Problem statement: Every line must be returned precisely as it is written.

Available data:

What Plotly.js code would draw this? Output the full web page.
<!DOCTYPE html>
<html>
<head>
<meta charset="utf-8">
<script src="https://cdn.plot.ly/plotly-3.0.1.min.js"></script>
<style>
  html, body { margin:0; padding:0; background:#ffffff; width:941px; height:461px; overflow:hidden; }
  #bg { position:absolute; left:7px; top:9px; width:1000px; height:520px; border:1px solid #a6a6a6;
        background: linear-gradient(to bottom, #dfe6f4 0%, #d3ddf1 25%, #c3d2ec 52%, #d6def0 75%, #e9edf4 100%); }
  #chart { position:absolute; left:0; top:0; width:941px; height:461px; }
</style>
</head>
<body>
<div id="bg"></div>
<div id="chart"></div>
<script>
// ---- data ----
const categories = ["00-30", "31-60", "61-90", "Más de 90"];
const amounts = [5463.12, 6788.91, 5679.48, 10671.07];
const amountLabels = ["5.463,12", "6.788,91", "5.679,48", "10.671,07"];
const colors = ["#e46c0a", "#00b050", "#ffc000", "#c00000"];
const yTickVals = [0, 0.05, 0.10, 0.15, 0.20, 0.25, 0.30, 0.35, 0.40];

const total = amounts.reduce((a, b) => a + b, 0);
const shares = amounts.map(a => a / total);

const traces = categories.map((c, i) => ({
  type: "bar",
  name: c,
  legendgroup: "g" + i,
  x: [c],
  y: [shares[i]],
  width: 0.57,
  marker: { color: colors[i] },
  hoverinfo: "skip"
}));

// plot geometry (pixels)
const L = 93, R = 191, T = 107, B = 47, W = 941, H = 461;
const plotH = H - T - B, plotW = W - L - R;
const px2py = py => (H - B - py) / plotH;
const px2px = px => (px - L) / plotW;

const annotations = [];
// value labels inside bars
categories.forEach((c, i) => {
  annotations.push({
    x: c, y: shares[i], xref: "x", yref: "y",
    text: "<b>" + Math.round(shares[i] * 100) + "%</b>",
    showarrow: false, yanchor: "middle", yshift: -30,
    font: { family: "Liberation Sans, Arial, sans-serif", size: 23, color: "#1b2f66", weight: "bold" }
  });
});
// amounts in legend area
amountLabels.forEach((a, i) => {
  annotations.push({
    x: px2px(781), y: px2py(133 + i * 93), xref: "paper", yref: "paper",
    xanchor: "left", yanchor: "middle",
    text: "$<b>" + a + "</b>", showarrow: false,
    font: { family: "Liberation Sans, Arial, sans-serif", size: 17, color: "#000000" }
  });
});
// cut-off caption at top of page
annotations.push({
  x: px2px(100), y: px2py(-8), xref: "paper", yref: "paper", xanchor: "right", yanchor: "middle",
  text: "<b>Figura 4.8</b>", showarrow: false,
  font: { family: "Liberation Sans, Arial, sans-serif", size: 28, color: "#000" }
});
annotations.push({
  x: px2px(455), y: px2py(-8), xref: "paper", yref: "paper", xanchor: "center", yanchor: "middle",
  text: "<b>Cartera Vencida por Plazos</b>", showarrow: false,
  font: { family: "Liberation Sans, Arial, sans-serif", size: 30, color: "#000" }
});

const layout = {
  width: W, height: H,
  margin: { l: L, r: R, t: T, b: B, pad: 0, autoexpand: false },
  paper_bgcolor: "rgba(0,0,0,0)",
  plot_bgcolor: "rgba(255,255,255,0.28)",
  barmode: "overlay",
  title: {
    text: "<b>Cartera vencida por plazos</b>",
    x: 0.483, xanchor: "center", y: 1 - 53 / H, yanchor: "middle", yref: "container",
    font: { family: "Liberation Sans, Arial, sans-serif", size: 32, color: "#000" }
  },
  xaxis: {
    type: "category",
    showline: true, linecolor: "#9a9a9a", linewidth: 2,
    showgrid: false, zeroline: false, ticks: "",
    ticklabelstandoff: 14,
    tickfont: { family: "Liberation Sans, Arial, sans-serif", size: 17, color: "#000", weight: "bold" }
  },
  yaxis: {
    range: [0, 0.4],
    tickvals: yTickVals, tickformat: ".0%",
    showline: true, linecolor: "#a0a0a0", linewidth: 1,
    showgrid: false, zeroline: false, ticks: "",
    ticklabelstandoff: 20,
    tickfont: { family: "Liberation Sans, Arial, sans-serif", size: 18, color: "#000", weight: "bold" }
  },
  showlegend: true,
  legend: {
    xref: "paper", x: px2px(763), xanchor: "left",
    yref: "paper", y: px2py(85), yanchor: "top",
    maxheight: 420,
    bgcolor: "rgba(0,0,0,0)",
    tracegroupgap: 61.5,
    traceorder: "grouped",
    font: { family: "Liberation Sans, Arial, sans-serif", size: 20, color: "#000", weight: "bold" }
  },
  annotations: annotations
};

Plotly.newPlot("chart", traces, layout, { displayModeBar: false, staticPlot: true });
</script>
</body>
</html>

Output of the exercise:
What Plotly.js code would draw this? Output the full web page.
<!DOCTYPE html>
<html>
<head>
<meta charset="utf-8">
<script src="https://cdn.plot.ly/plotly-3.0.1.min.js"></script>
<style>
  html, body { margin:0; padding:0; background:#ffffff; width:941px; height:461px; overflow:hidden; }
  #bg { position:absolute; left:7px; top:9px; width:1000px; height:520px; border:1px solid #a6a6a6;
        background: linear-gradient(to bottom, #dfe6f4 0%, #d3ddf1 25%, #c3d2ec 52%, #d6def0 75%, #e9edf4 100%); }
  #chart { position:absolute; left:0; top:0; width:941px; height:461px; }
</style>
</head>
<body>
<div id="bg"></div>
<div id="chart"></div>
<script>
// ---- data ----
const categories = ["00-30", "31-60", "61-90", "Más de 90"];
const amounts = [5463.12, 6788.91, 5679.48, 10671.07];
const amountLabels = ["5.463,12", "6.788,91", "5.679,48", "10.671,07"];
const colors = ["#e46c0a", "#00b050", "#ffc000", "#c00000"];
const yTickVals = [0, 0.05, 0.10, 0.15, 0.20, 0.25, 0.30, 0.35, 0.40];

const total = amounts.reduce((a, b) => a + b, 0);
const shares = amounts.map(a => a / total);

const traces = categories.map((c, i) => ({
  type: "bar",
  name: c,
  legendgroup: "g" + i,
  x: [c],
  y: [shares[i]],
  width: 0.57,
  marker: { color: colors[i] },
  hoverinfo: "skip"
}));

// plot geometry (pixels)
const L = 93, R = 191, T = 107, B = 47, W = 941, H = 461;
const plotH = H - T - B, plotW = W - L - R;
const px2py = py => (H - B - py) / plotH;
const px2px = px => (px - L) / plotW;

const annotations = [];
// value labels inside bars
categories.forEach((c, i) => {
  annotations.push({
    x: c, y: shares[i], xref: "x", yref: "y",
    text: "<b>" + Math.round(shares[i] * 100) + "%</b>",
    showarrow: false, yanchor: "middle", yshift: -30,
    font: { family: "Liberation Sans, Arial, sans-serif", size: 23, color: "#1b2f66", weight: "bold" }
  });
});
// amounts in legend area
amountLabels.forEach((a, i) => {
  annotations.push({
    x: px2px(781), y: px2py(133 + i * 93), xref: "paper", yref: "paper",
    xanchor: "left", yanchor: "middle",
    text: "$<b>" + a + "</b>", showarrow: false,
    font: { family: "Liberation Sans, Arial, sans-serif", size: 17, color: "#000000" }
  });
});
// cut-off caption at top of page
annotations.push({
  x: px2px(100), y: px2py(-8), xref: "paper", yref: "paper", xanchor: "right", yanchor: "middle",
  text: "<b>Figura 4.8</b>", showarrow: false,
  font: { family: "Liberation Sans, Arial, sans-serif", size: 28, color: "#000" }
});
annotations.push({
  x: px2px(455), y: px2py(-8), xref: "paper", yref: "paper", xanchor: "center", yanchor: "middle",
  text: "<b>Cartera Vencida por Plazos</b>", showarrow: false,
  font: { family: "Liberation Sans, Arial, sans-serif", size: 30, color: "#000" }
});

const layout = {
  width: W, height: H,
  margin: { l: L, r: R, t: T, b: B, pad: 0, autoexpand: false },
  paper_bgcolor: "rgba(0,0,0,0)",
  plot_bgcolor: "rgba(255,255,255,0.28)",
  barmode: "overlay",
  title: {
    text: "<b>Cartera vencida por plazos</b>",
    x: 0.483, xanchor: "center", y: 1 - 53 / H, yanchor: "middle", yref: "container",
    font: { family: "Liberation Sans, Arial, sans-serif", size: 32, color: "#000" }
  },
  xaxis: {
    type: "category",
    showline: true, linecolor: "#9a9a9a", linewidth: 2,
    showgrid: false, zeroline: false, ticks: "",
    ticklabelstandoff: 14,
    tickfont: { family: "Liberation Sans, Arial, sans-serif", size: 17, color: "#000", weight: "bold" }
  },
  yaxis: {
    range: [0, 0.4],
    tickvals: yTickVals, tickformat: ".0%",
    showline: true, linecolor: "#a0a0a0", linewidth: 1,
    showgrid: false, zeroline: false, ticks: "",
    ticklabelstandoff: 20,
    tickfont: { family: "Liberation Sans, Arial, sans-serif", size: 18, color: "#000", weight: "bold" }
  },
  showlegend: true,
  legend: {
    xref: "paper", x: px2px(763), xanchor: "left",
    yref: "paper", y: px2py(85), yanchor: "top",
    maxheight: 420,
    bgcolor: "rgba(0,0,0,0)",
    tracegroupgap: 61.5,
    traceorder: "grouped",
    font: { family: "Liberation Sans, Arial, sans-serif", size: 20, color: "#000", weight: "bold" }
  },
  annotations: annotations
};

Plotly.newPlot("chart", traces, layout, { displayModeBar: false, staticPlot: true });
</script>
</body>
</html>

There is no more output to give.